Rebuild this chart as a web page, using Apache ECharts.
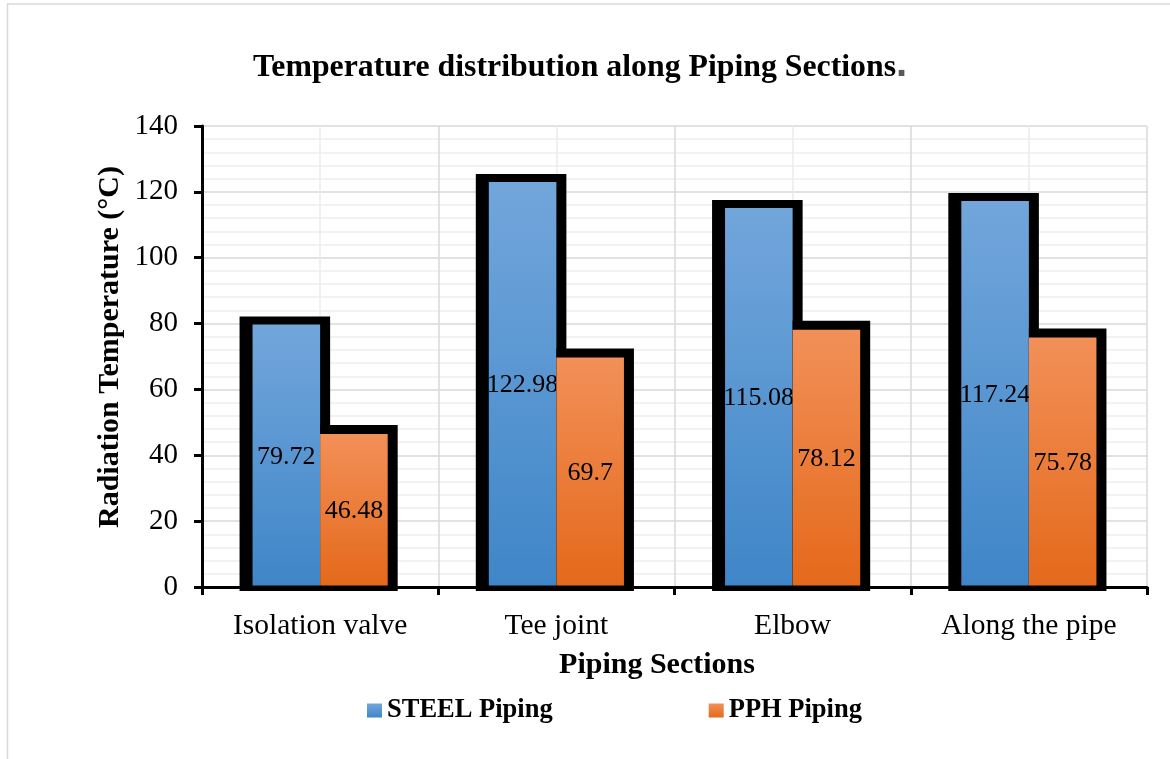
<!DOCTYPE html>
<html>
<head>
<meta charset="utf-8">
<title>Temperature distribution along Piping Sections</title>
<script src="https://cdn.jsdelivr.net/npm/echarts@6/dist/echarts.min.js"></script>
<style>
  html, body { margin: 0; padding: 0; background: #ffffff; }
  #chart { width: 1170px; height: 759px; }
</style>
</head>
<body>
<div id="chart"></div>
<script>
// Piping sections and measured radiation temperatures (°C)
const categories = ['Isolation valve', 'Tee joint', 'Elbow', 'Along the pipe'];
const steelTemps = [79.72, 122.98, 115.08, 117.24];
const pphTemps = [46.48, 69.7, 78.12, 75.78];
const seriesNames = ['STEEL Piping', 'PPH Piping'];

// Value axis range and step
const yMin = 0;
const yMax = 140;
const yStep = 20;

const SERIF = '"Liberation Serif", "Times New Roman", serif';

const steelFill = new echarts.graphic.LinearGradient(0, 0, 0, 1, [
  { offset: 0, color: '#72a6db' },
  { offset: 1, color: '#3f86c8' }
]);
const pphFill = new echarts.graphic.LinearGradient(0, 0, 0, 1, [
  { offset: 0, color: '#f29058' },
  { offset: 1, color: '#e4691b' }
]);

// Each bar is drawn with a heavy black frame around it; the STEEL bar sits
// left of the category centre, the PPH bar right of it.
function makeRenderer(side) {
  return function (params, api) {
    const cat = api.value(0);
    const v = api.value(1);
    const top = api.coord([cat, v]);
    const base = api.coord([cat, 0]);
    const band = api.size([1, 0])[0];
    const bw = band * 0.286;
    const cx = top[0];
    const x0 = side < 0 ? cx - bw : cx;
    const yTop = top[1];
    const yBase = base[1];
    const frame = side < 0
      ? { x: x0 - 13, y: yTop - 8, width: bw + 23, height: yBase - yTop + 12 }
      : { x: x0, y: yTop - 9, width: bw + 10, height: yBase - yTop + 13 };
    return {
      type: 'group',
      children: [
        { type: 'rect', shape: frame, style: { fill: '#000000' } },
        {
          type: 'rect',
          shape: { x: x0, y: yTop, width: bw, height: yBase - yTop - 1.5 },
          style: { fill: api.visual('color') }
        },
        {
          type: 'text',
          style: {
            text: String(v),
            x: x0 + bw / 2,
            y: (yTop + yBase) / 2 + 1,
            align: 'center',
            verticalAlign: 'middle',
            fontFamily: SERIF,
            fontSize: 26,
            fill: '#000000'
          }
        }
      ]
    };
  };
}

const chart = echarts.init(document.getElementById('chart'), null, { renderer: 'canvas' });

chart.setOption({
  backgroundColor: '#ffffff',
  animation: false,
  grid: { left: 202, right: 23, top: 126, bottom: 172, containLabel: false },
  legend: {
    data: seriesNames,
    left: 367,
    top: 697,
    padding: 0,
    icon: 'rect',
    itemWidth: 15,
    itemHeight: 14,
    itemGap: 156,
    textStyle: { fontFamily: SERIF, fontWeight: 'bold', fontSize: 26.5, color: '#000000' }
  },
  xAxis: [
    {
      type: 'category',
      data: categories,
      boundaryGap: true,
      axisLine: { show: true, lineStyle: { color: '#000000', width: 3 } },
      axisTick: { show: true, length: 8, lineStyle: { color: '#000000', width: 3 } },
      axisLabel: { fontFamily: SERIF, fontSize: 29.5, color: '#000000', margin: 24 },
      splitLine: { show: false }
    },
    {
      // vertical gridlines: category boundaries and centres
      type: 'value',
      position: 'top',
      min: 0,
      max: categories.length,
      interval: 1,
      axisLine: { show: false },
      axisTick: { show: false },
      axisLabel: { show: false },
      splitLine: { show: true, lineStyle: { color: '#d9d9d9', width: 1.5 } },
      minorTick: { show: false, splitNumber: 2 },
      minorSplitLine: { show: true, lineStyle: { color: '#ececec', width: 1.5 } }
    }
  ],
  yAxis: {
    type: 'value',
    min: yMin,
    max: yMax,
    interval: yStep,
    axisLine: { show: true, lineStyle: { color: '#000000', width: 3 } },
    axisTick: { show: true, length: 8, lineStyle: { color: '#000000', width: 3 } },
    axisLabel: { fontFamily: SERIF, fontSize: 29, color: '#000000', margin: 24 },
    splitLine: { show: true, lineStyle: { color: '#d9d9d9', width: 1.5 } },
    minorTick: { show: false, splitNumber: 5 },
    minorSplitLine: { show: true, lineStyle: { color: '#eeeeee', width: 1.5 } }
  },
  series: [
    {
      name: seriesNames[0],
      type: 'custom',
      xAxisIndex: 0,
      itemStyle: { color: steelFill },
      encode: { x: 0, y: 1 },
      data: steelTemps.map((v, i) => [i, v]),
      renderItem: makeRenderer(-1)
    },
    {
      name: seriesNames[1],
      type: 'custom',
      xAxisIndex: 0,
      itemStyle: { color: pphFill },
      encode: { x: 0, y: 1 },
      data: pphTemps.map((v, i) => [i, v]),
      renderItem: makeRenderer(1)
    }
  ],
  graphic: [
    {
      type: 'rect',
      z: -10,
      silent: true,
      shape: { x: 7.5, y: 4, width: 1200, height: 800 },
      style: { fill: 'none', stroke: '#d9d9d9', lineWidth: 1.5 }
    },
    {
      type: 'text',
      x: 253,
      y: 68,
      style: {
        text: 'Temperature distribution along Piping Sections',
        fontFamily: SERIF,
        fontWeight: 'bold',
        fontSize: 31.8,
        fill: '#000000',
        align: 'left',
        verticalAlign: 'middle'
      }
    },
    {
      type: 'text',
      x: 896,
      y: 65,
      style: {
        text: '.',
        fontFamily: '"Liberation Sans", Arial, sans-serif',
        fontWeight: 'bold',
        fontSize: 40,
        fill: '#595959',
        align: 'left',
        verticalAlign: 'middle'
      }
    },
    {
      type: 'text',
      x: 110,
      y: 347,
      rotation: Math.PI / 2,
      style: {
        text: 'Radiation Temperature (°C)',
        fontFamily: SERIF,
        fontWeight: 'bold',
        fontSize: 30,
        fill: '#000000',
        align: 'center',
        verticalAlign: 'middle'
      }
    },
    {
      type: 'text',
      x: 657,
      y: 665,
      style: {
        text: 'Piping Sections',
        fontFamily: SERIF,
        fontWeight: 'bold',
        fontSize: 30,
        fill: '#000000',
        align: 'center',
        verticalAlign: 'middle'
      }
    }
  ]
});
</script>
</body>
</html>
.....
Take the data above and repeat it exactly, leaving each picture out.

> _Answer in full_:
Rebuild this chart as a web page, using Apache ECharts.
<!DOCTYPE html>
<html>
<head>
<meta charset="utf-8">
<title>Temperature distribution along Piping Sections</title>
<script src="https://cdn.jsdelivr.net/npm/echarts@6/dist/echarts.min.js"></script>
<style>
  html, body { margin: 0; padding: 0; background: #ffffff; }
  #chart { width: 1170px; height: 759px; }
</style>
</head>
<body>
<div id="chart"></div>
<script>
// Piping sections and measured radiation temperatures (°C)
const categories = ['Isolation valve', 'Tee joint', 'Elbow', 'Along the pipe'];
const steelTemps = [79.72, 122.98, 115.08, 117.24];
const pphTemps = [46.48, 69.7, 78.12, 75.78];
const seriesNames = ['STEEL Piping', 'PPH Piping'];

// Value axis range and step
const yMin = 0;
const yMax = 140;
const yStep = 20;

const SERIF = '"Liberation Serif", "Times New Roman", serif';

const steelFill = new echarts.graphic.LinearGradient(0, 0, 0, 1, [
  { offset: 0, color: '#72a6db' },
  { offset: 1, color: '#3f86c8' }
]);
const pphFill = new echarts.graphic.LinearGradient(0, 0, 0, 1, [
  { offset: 0, color: '#f29058' },
  { offset: 1, color: '#e4691b' }
]);

// Each bar is drawn with a heavy black frame around it; the STEEL bar sits
// left of the category centre, the PPH bar right of it.
function makeRenderer(side) {
  return function (params, api) {
    const cat = api.value(0);
    const v = api.value(1);
    const top = api.coord([cat, v]);
    const base = api.coord([cat, 0]);
    const band = api.size([1, 0])[0];
    const bw = band * 0.286;
    const cx = top[0];
    const x0 = side < 0 ? cx - bw : cx;
    const yTop = top[1];
    const yBase = base[1];
    const frame = side < 0
      ? { x: x0 - 13, y: yTop - 8, width: bw + 23, height: yBase - yTop + 12 }
      : { x: x0, y: yTop - 9, width: bw + 10, height: yBase - yTop + 13 };
    return {
      type: 'group',
      children: [
        { type: 'rect', shape: frame, style: { fill: '#000000' } },
        {
          type: 'rect',
          shape: { x: x0, y: yTop, width: bw, height: yBase - yTop - 1.5 },
          style: { fill: api.visual('color') }
        },
        {
          type: 'text',
          style: {
            text: String(v),
            x: x0 + bw / 2,
            y: (yTop + yBase) / 2 + 1,
            align: 'center',
            verticalAlign: 'middle',
            fontFamily: SERIF,
            fontSize: 26,
            fill: '#000000'
          }
        }
      ]
    };
  };
}

const chart = echarts.init(document.getElementById('chart'), null, { renderer: 'canvas' });

chart.setOption({
  backgroundColor: '#ffffff',
  animation: false,
  grid: { left: 202, right: 23, top: 126, bottom: 172, containLabel: false },
  legend: {
    data: seriesNames,
    left: 367,
    top: 697,
    padding: 0,
    icon: 'rect',
    itemWidth: 15,
    itemHeight: 14,
    itemGap: 156,
    textStyle: { fontFamily: SERIF, fontWeight: 'bold', fontSize: 26.5, color: '#000000' }
  },
  xAxis: [
    {
      type: 'category',
      data: categories,
      boundaryGap: true,
      axisLine: { show: true, lineStyle: { color: '#000000', width: 3 } },
      axisTick: { show: true, length: 8, lineStyle: { color: '#000000', width: 3 } },
      axisLabel: { fontFamily: SERIF, fontSize: 29.5, color: '#000000', margin: 24 },
      splitLine: { show: false }
    },
    {
      // vertical gridlines: category boundaries and centres
      type: 'value',
      position: 'top',
      min: 0,
      max: categories.length,
      interval: 1,
      axisLine: { show: false },
      axisTick: { show: false },
      axisLabel: { show: false },
      splitLine: { show: true, lineStyle: { color: '#d9d9d9', width: 1.5 } },
      minorTick: { show: false, splitNumber: 2 },
      minorSplitLine: { show: true, lineStyle: { color: '#ececec', width: 1.5 } }
    }
  ],
  yAxis: {
    type: 'value',
    min: yMin,
    max: yMax,
    interval: yStep,
    axisLine: { show: true, lineStyle: { color: '#000000', width: 3 } },
    axisTick: { show: true, length: 8, lineStyle: { color: '#000000', width: 3 } },
    axisLabel: { fontFamily: SERIF, fontSize: 29, color: '#000000', margin: 24 },
    splitLine: { show: true, lineStyle: { color: '#d9d9d9', width: 1.5 } },
    minorTick: { show: false, splitNumber: 5 },
    minorSplitLine: { show: true, lineStyle: { color: '#eeeeee', width: 1.5 } }
  },
  series: [
    {
      name: seriesNames[0],
      type: 'custom',
      xAxisIndex: 0,
      itemStyle: { color: steelFill },
      encode: { x: 0, y: 1 },
      data: steelTemps.map((v, i) => [i, v]),
      renderItem: makeRenderer(-1)
    },
    {
      name: seriesNames[1],
      type: 'custom',
      xAxisIndex: 0,
      itemStyle: { color: pphFill },
      encode: { x: 0, y: 1 },
      data: pphTemps.map((v, i) => [i, v]),
      renderItem: makeRenderer(1)
    }
  ],
  graphic: [
    {
      type: 'rect',
      z: -10,
      silent: true,
      shape: { x: 7.5, y: 4, width: 1200, height: 800 },
      style: { fill: 'none', stroke: '#d9d9d9', lineWidth: 1.5 }
    },
    {
      type: 'text',
      x: 253,
      y: 68,
      style: {
        text: 'Temperature distribution along Piping Sections',
        fontFamily: SERIF,
        fontWeight: 'bold',
        fontSize: 31.8,
        fill: '#000000',
        align: 'left',
        verticalAlign: 'middle'
      }
    },
    {
      type: 'text',
      x: 896,
      y: 65,
      style: {
        text: '.',
        fontFamily: '"Liberation Sans", Arial, sans-serif',
        fontWeight: 'bold',
        fontSize: 40,
        fill: '#595959',
        align: 'left',
        verticalAlign: 'middle'
      }
    },
    {
      type: 'text',
      x: 110,
      y: 347,
      rotation: Math.PI / 2,
      style: {
        text: 'Radiation Temperature (°C)',
        fontFamily: SERIF,
        fontWeight: 'bold',
        fontSize: 30,
        fill: '#000000',
        align: 'center',
        verticalAlign: 'middle'
      }
    },
    {
      type: 'text',
      x: 657,
      y: 665,
      style: {
        text: 'Piping Sections',
        fontFamily: SERIF,
        fontWeight: 'bold',
        fontSize: 30,
        fill: '#000000',
        align: 'center',
        verticalAlign: 'middle'
      }
    }
  ]
});
</script>
</body>
</html>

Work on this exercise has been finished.